### What the exercise asks
Find the lines that contain the word "this" and copy each one.
-=-=-
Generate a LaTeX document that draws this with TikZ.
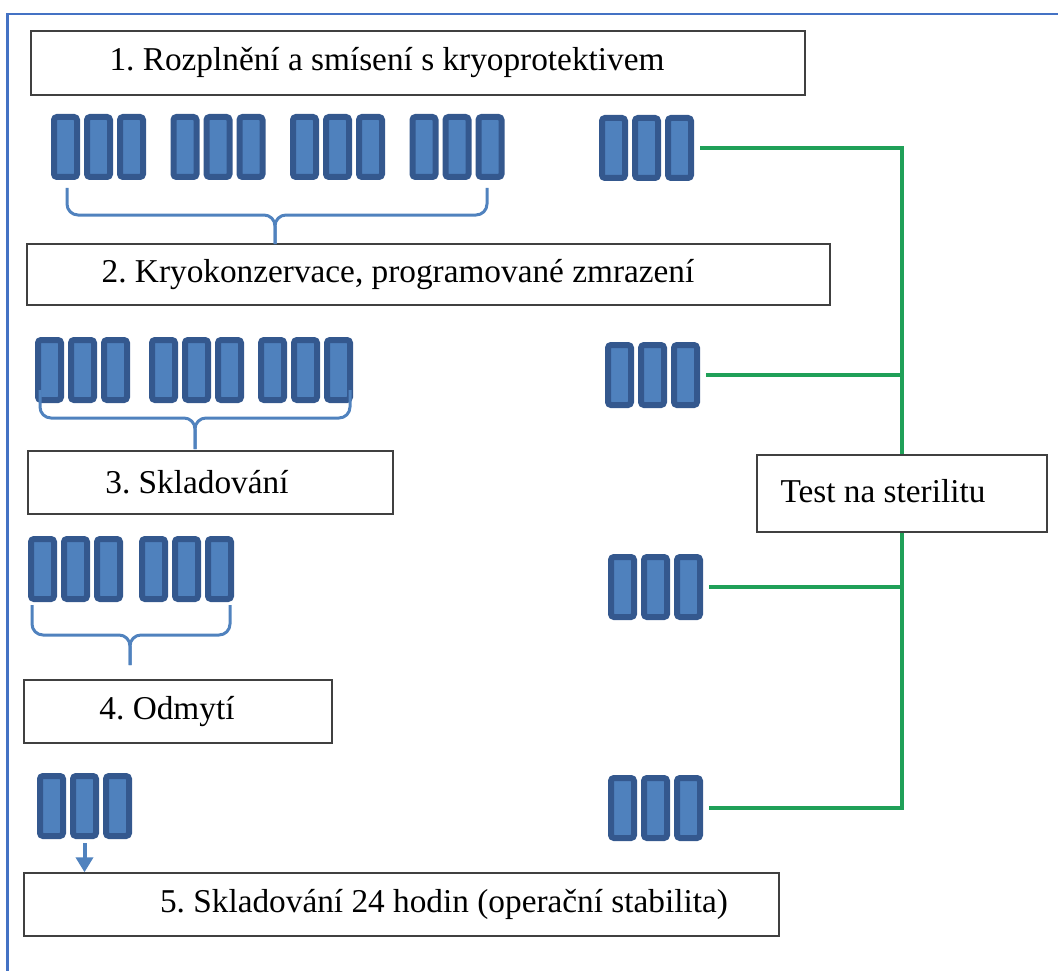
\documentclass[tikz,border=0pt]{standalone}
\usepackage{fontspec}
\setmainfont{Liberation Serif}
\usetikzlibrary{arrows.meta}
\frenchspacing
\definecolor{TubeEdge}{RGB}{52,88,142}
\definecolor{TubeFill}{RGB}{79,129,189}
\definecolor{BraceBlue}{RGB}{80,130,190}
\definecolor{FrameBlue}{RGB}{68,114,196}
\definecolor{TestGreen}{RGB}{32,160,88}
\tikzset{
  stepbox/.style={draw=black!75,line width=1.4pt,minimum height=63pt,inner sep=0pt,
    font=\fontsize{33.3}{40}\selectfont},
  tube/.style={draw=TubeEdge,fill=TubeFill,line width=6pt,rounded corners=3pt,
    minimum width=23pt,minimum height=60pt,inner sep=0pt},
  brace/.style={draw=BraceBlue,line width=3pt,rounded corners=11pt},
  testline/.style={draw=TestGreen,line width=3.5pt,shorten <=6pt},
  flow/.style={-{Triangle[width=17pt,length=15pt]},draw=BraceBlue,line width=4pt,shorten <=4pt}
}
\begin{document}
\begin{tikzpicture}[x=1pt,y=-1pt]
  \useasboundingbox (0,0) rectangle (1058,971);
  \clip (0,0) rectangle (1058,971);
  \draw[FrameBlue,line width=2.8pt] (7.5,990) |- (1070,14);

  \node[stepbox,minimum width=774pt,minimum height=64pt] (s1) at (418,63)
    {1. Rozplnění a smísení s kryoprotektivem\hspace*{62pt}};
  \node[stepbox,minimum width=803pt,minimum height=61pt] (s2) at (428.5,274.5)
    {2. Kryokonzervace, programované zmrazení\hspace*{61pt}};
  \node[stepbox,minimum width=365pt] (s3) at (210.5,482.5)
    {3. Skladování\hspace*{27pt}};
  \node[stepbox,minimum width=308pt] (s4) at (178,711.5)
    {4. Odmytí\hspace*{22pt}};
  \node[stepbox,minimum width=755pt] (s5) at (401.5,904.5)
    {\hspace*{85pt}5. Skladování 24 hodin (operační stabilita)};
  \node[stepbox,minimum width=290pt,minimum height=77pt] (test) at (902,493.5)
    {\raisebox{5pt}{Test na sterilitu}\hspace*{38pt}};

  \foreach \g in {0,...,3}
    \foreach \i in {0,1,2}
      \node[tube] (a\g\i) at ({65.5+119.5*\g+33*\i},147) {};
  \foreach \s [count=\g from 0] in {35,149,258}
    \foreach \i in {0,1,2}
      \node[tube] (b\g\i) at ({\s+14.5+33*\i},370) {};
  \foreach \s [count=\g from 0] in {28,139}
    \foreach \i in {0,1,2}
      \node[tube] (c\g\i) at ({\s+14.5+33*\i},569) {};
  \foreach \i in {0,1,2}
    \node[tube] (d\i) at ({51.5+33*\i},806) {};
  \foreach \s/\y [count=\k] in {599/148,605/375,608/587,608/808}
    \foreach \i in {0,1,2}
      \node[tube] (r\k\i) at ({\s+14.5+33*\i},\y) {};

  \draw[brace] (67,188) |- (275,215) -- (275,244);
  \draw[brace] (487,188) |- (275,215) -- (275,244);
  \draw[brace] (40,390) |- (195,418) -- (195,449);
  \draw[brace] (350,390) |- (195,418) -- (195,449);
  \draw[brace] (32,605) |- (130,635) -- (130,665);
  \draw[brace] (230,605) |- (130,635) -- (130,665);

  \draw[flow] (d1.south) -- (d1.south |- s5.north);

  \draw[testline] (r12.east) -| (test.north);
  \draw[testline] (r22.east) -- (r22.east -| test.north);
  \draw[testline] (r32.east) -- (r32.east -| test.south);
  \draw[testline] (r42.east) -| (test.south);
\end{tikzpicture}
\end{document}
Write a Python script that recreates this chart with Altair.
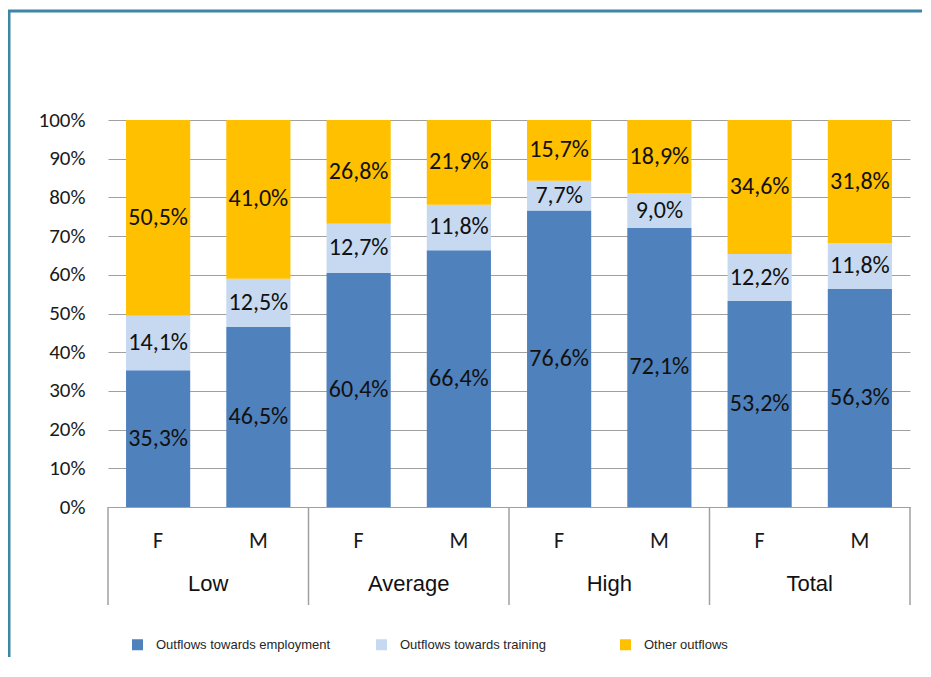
-=-=-
### Task response
Generate a LaTeX document that draws this with TikZ.
Write a Python script that recreates this chart with Altair.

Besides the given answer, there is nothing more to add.